▶ [What is being asked]: Return the lines exactly as they stand, from the first of the material through the line containing "from plotly.subplots import make_subplots".

..............................

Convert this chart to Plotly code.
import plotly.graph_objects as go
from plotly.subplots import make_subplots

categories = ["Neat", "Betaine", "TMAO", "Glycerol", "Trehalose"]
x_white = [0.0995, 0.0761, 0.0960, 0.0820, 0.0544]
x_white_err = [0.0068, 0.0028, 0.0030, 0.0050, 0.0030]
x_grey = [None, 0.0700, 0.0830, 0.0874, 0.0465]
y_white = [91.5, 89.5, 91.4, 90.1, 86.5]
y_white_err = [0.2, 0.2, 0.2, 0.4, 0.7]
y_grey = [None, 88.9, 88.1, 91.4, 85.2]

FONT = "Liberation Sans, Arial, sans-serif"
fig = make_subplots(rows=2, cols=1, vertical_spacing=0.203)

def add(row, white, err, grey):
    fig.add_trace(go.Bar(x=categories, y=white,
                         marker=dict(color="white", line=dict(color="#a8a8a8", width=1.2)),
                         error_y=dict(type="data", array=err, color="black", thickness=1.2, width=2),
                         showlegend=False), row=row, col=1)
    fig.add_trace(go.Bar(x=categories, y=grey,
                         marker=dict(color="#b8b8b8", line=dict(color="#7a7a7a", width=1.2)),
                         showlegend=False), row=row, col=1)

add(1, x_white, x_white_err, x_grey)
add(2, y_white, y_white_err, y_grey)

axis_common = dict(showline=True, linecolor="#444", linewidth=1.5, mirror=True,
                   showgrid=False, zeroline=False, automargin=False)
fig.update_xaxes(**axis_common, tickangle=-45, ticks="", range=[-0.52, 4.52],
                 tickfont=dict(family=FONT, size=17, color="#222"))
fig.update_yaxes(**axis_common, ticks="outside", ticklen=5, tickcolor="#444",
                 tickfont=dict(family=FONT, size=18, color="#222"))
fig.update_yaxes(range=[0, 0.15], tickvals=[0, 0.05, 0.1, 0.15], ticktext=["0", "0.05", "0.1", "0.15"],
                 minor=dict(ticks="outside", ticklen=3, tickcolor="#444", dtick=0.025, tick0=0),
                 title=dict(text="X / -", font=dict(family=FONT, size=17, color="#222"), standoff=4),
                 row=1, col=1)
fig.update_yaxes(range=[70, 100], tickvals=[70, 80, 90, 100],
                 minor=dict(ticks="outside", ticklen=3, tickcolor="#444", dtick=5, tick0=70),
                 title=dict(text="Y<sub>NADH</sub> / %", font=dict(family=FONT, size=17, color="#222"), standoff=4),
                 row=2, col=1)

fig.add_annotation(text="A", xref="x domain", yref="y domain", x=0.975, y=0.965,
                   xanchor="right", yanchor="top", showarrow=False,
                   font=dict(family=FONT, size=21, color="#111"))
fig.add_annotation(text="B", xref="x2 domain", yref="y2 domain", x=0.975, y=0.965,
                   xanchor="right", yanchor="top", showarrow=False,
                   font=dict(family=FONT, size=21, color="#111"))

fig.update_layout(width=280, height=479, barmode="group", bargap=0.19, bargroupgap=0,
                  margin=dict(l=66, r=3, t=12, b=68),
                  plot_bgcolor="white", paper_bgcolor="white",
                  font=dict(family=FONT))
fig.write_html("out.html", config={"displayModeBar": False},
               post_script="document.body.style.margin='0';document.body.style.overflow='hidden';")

..............................

▶ [Solved problem]:
Convert this chart to Plotly code.
import plotly.graph_objects as go
from plotly.subplots import make_subplots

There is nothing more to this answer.